The Good Beer Guide has announced that Britain leads the way in being the location of the most small breweries of any industrialised nation, with last year seeing the opening of at least 71 new ventures.
It seems that to try and tackle the fast failing industry with pub closures and drops in beer sales, a number of beer loving entrepreneurs are cashing in on the demand for independent premium ales to savour rather than binge on.
West Yorkshire is the most brewery-rich with no fewer than 34, followed by Norfolk with 31, Derbyshire and North Yorkshire with 28 while Devon has 27.
Some of the more interesting breweries include actor Neil Morrissey’s venture, Morrissey Fox based at Marton Cum Grafton near York and Mill Green, which is located behind the White Horse in Sudbury, Suffolk, where the beer is brewed using solar panels.

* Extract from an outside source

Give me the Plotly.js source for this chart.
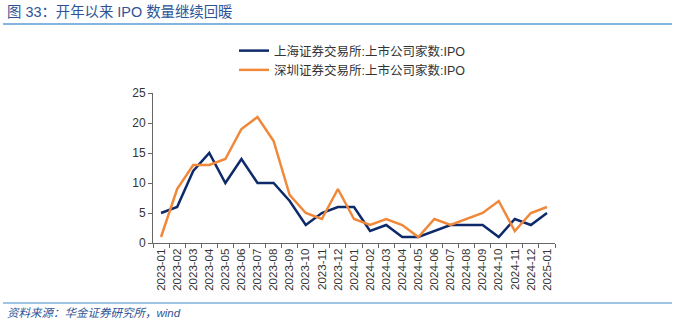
<!DOCTYPE html>
<html>
<head>
<meta charset="utf-8">
<script src="https://cdn.plot.ly/plotly-3.0.1.min.js"></script>
<style>html,body{margin:0;padding:0;background:#fff;}#chart{width:675px;height:321px;}</style>
</head>
<body>
<div id="chart"></div>
<script>
const months = ["2023-01","2023-02","2023-03","2023-04","2023-05","2023-06","2023-07","2023-08","2023-09","2023-10","2023-11","2023-12","2024-01","2024-02","2024-03","2024-04","2024-05","2024-06","2024-07","2024-08","2024-09","2024-10","2024-11","2024-12","2025-01"];
const shanghai = [5,6,12,15,10,14,10,10,7,3,5,6,6,2,3,1,1,2,3,3,3,1,4,3,5];
const shenzhen = [1,9,13,13,14,19,21,17,8,5,4,9,4,3,4,3,1,4,3,4,5,7,2,5,6];
const seriesNames = ["上海证券交易所:上市公司家数:IPO","深圳证券交易所:上市公司家数:IPO"];
const yTicks = [0,5,10,15,20,25];
const titleText = "图 33：开年以来 IPO 数量继续回暖";
const sourceText = "资料来源：华金证券研究所，wind";

const FONT = "Liberation Sans, Arial, Noto Sans CJK SC, sans-serif";
const W = 675, H = 321, L = 153, R = 120, T = 93, B = 78;
const PW = W - L - R, PH = H - T - B;
const px = v => (v - L) / PW;          // pixel x -> paper x
const py = v => (H - B - v) / PH;      // pixel y -> paper y

const traces = [
  {x: months, y: shanghai, name: seriesNames[0], type: "scatter", mode: "lines",
   line: {color: "#0E2A6A", width: 2.5}},
  {x: months, y: shenzhen, name: seriesNames[1], type: "scatter", mode: "lines",
   line: {color: "#F0883A", width: 2.5}}
];
const layout = {
  width: W, height: H,
  margin: {l: L, r: R, t: T, b: B},
  paper_bgcolor: "#fff", plot_bgcolor: "#fff",
  font: {family: FONT, size: 12, color: "#333"},
  showlegend: true,
  legend: {x: px(234), y: py(36), xanchor: "left", yanchor: "top",
           font: {family: FONT, size: 12.5, color: "#333"}, tracegroupgap: 0, itemwidth: 30,
           bgcolor: "rgba(0,0,0,0)"},
  xaxis: {type: "category", range: [-0.5, months.length - 0.5], tickangle: -90, ticks: "outside",
          tickson: "boundaries", ticklen: 4,
          tickcolor: "#666", showline: true, linecolor: "#666", linewidth: 1, showgrid: false,
          tickfont: {family: FONT, size: 11.5, color: "#333"}, fixedrange: true, automargin: false},
  yaxis: {range: [0, 25], tickvals: yTicks, ticks: "outside", ticklen: 4, tickcolor: "#666",
          showline: true, linecolor: "#666", linewidth: 1, showgrid: false, zeroline: false,
          tickfont: {family: FONT, size: 12, color: "#333"}, automargin: false},
  annotations: [
    {text: titleText, xref: "paper", yref: "paper", x: px(5), y: py(2), showarrow: false,
     xanchor: "left", yanchor: "top", font: {family: FONT, size: 14.4, color: "#2E5496"}},
    {text: "<i>" + sourceText + "</i>", xref: "paper", yref: "paper", x: px(5), y: py(321),
     xanchor: "left", yanchor: "bottom", showarrow: false,
     font: {family: FONT, size: 11.5, color: "#2E5496"}}
  ],
  shapes: [
    {type: "line", xref: "paper", yref: "paper", x0: px(3), x1: px(672),
     y0: py(24), y1: py(24), line: {color: "#5B9BD5", width: 1.5}},
    {type: "line", xref: "paper", yref: "paper", x0: px(3), x1: px(672),
     y0: py(303), y1: py(303), line: {color: "#7FB0DC", width: 1.5}}
  ]
};
Plotly.newPlot("chart", traces, layout, {displayModeBar: false, staticPlot: true});
</script>
</body>
</html>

Duncan Sambrook is an en example of one of these many entrepreneurs, who after bingeing at a beer festival in 2006, decided to pack in his job as a management accountant at Deloitte, to open the Sambrook Brewery in Wandsworth, London. Just one year in he already employs five full time staff, supplying 9,000 pints of Waadle Ale to 80 pubs a week - now that’s impressive.
“The concept is a London beer for Londoners,” he said.

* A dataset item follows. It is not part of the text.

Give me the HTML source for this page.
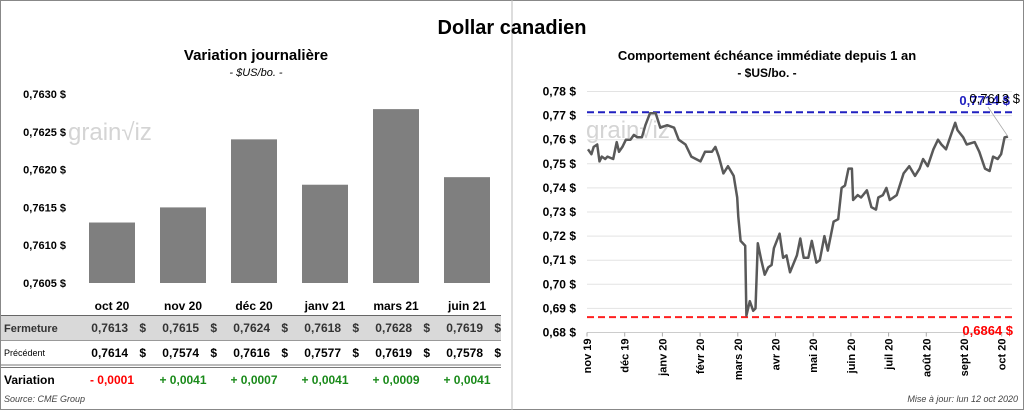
<!DOCTYPE html>
<html><head><meta charset="utf-8"><style>
body{margin:0;width:1024px;height:410px;background:#fff;font-family:"Liberation Sans",sans-serif;overflow:hidden}
svg text{font-family:"Liberation Sans",sans-serif}
</style></head><body>
<svg id="c" width="1024" height="410" xmlns="http://www.w3.org/2000/svg">
<rect x="0.5" y="0.5" width="1023" height="409" fill="#fff" stroke="#888"/>
<line x1="512" y1="0" x2="512" y2="410" stroke="#bbb"/>
<text x="512" y="34" text-anchor="middle" font-size="20" font-weight="bold">Dollar canadien</text>
<text x="256" y="60" text-anchor="middle" font-size="15" font-weight="bold">Variation  journalière</text>
<text x="256" y="76" text-anchor="middle" font-size="11" font-style="italic">- $US/bo. -</text>
<text x="767" y="60" text-anchor="middle" font-size="13" font-weight="bold">Comportement échéance immédiate depuis 1 an</text>
<text x="767" y="77" text-anchor="middle" font-size="12" font-weight="bold">- $US/bo. -</text>
<text x="68" y="140" font-size="24" fill="#d4d4d4">grain√iz</text>
<text x="586" y="138" font-size="24" fill="#d4d4d4">grain√iz</text>
<g id="left"></g><g id="right"></g><g id="table"></g>
<text x="4" y="402" font-size="9" font-style="italic" fill="#444">Source: CME Group</text>
<text x="1018" y="402" text-anchor="end" font-size="9" font-style="italic" fill="#444">Mise à jour: lun 12 oct 2020</text>
</svg>
<script>
const NS="http://www.w3.org/2000/svg";
const barCats=["oct 20","nov 20","déc 20","janv 21","mars 21","juin 21"];
const closeVals=[0.7613,0.7615,0.7624,0.7618,0.7628,0.7619];
const prevVals=[0.7614,0.7574,0.7616,0.7577,0.7619,0.7578];
const varLabels=["- 0,0001","+ 0,0041","+ 0,0007","+ 0,0041","+ 0,0009","+ 0,0041"];
const leftTicks=[0.7605,0.7610,0.7615,0.7620,0.7625,0.7630];
const lineDays=[0,3,5,8,10,12,15,17,22,25,27,30,33,37,40,43,47,50,54,59,63,69,75,79,85,90,98,102,108,111,114,118,122,127,130,131,133,137,138,141,144,146,148,151,154,157,160,162,167,170,173,176,182,185,188,192,195,199,202,206,209,214,218,221,224,227,230,231,235,238,243,247,251,253,257,260,263,269,275,280,285,289,292,296,301,305,308,312,317,320,322,327,330,337,341,346,350,353,357,360,363,366];
const lineVals=[0.756,0.754,0.757,0.758,0.751,0.753,0.752,0.753,0.752,0.759,0.755,0.757,0.760,0.760,0.762,0.761,0.761,0.766,0.771,0.771,0.765,0.766,0.765,0.760,0.758,0.753,0.751,0.755,0.755,0.757,0.753,0.746,0.749,0.745,0.736,0.728,0.718,0.716,0.687,0.693,0.689,0.690,0.717,0.710,0.704,0.707,0.708,0.715,0.721,0.711,0.712,0.705,0.712,0.719,0.711,0.711,0.718,0.709,0.710,0.720,0.714,0.726,0.727,0.740,0.741,0.748,0.748,0.735,0.737,0.736,0.739,0.732,0.731,0.736,0.737,0.740,0.735,0.737,0.746,0.749,0.745,0.748,0.752,0.749,0.756,0.760,0.758,0.756,0.763,0.767,0.764,0.761,0.758,0.759,0.755,0.748,0.747,0.753,0.752,0.754,0.761,0.7613];
const rightTicks=[0.68,0.69,0.70,0.71,0.72,0.73,0.74,0.75,0.76,0.77,0.78];
const monthLabels=["nov 19","déc 19","janv 20","févr 20","mars 20","avr 20","mai 20","juin 20","juil 20","août 20","sept 20","oct 20"];
const maxVal=0.7714, minVal=0.6864, lastVal=0.7613;

const fmt=(v,d)=>v.toFixed(d).replace('.',',');
function mk(tag,attrs,parent,text){const e=document.createElementNS(NS,tag);for(const k in attrs)e.setAttribute(k,attrs[k]);if(text!==undefined)e.textContent=text;parent.appendChild(e);return e;}

const L=document.getElementById('left');
const ly=v=>283-(v-0.7605)/(0.0025)*189;
const bx=i=>89+i*71;
leftTicks.forEach(t=>{const e=mk('text',{x:66,y:ly(t)+4,'text-anchor':'end','font-size':11,'font-weight':'bold'},L,fmt(t,4)+' $');

});
closeVals.forEach((v,i)=>{const r=mk('rect',{x:bx(i),y:ly(v),width:46,height:283-ly(v),fill:'#7f7f7f'},L);

});

const T=document.getElementById('table');
mk('rect',{x:1,y:316,width:500,height:24,fill:'#d9d9d9'},T);
mk('line',{x1:1,y1:315.5,x2:501,y2:315.5,stroke:'#666'},T);
mk('line',{x1:1,y1:340.5,x2:501,y2:340.5,stroke:'#999'},T);
mk('line',{x1:1,y1:365,x2:501,y2:365,stroke:'#777'},T);
mk('line',{x1:1,y1:367.5,x2:501,y2:367.5,stroke:'#777'},T);
const rl=[['Fermeture',332,11,'bold'],['Précédent',356,9,'normal'],['Variation',384,12,'bold']];
rl.forEach(r=>{const e=mk('text',{x:4,y:r[1],'font-size':r[2],'font-weight':r[3],fill:r[0]=='Fermeture'?'#333':'#000'},T,r[0]);

});
barCats.forEach((c,i)=>{const cx=bx(i)+23;
let e=mk('text',{x:cx,y:310,'text-anchor':'middle','font-size':12,'font-weight':'bold'},T,c);


e=mk('text',{x:cx+16,y:332,'text-anchor':'end','font-size':12,'font-weight':'bold',fill:'#333'},T,fmt(closeVals[i],4));


mk('text',{x:cx+34,y:332,'text-anchor':'end','font-size':12,'font-weight':'bold',fill:'#333'},T,'$');
e=mk('text',{x:cx+16,y:357,'text-anchor':'end','font-size':12,'font-weight':'bold'},T,fmt(prevVals[i],4));


mk('text',{x:cx+34,y:357,'text-anchor':'end','font-size':12,'font-weight':'bold'},T,'$');
const neg=varLabels[i].charAt(0)=='-';
e=mk('text',{x:cx,y:384,'text-anchor':'middle','font-size':12,'font-weight':'bold',fill:neg?'#ff0000':'#1a8a1a'},T,varLabels[i]);

});

const R=document.getElementById('right');
const ry=v=>91.5+(0.78-v)/0.10*241;
const rx=d=>588+d/366*420;
const mx=i=>587+i*37.7;
rightTicks.forEach(t=>{
const g=mk('line',{x1:587,x2:1012,y1:ry(t),y2:ry(t),stroke:t==0.68?'#ccc':'#e3e3e3'},R);


const e=mk('text',{x:576,y:ry(t)+4,'text-anchor':'end','font-size':12,'font-weight':'bold'},R,fmt(t,2)+' $');

});
monthLabels.forEach((m,i)=>{const x=mx(i);
mk('line',{x1:x,x2:x,y1:ry(0.68),y2:ry(0.68)+4,stroke:'#aaa'},R);
const e=mk('text',{x:0,y:0,'text-anchor':'end','font-size':11,'font-weight':'bold',transform:`translate(${x+4},${ry(0.68)+6}) rotate(-90)`},R,m);

});
let ml=mk('line',{x1:587,x2:1012,y1:ry(maxVal),y2:ry(maxVal),stroke:'#2020c0','stroke-width':2,'stroke-dasharray':'7,4'},R);


let nl=mk('line',{x1:587,x2:1012,y1:ry(minVal),y2:ry(minVal),stroke:'#ff2020','stroke-width':2,'stroke-dasharray':'7,4'},R);


const pts=lineDays.map((d,i)=>rx(d).toFixed(1)+','+ry(lineVals[i]).toFixed(1)).join(' ');
const pl=mk('polyline',{points:pts,fill:'none',stroke:'#595959','stroke-width':2.5,'stroke-linejoin':'round'},R);


mk('line',{x1:988,y1:107,x2:rx(366),y2:ry(lastVal),stroke:'#aaa','stroke-width':0.8},R);
let e=mk('text',{x:1010,y:105,'text-anchor':'end','font-size':13,'font-weight':'bold',fill:'#2020c0'},R,fmt(maxVal,4)+' $');


e=mk('text',{x:1020,y:103,'text-anchor':'end','font-size':13,fill:'#000'},R,fmt(lastVal,4)+' $');


e=mk('text',{x:1013,y:ry(minVal)+18,'text-anchor':'end','font-size':13,'font-weight':'bold',fill:'#ff0000'},R,fmt(minVal,4)+' $');


</script>
</body></html>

“It’s gone fantastically well. We’ve had huge support from the local community, publicans and CAMRA. Because of support of local CAMRA members, pubs have been ringing us up.”
Roger Protz, editor of the Good Beer Guide stated that the growing numer of breweries in the UK made it the “undisputed top brewing country in the world”. “Britain has more small craft breweries per head of population than all other major industrialised countries; but it also offers tremendous choice,” he said.
“While most other countries offer mainly mainstream lagers, Britain has enormous diversity - milds, bitters, strong ales, porters, stouts, barley wines, old ales, Christmas ales, spring beers, golden ales and harvest ales to name just a few.
“This rebirth of British brewing is due to the pioneering work of Camra – there are now more than twice as many breweries in Britain than when the campaign was launched in 1971 – and to the enthusiasm and innovation of independent brewers.”
The specilaist guide cites no fewer than 1297 new pub entries, but conversely is having to close the book on some golden oldies that have recently closed, like the Jolly Anglers in Reading, Berkshire and the Hope Poles, at Risbury in Herefordshire.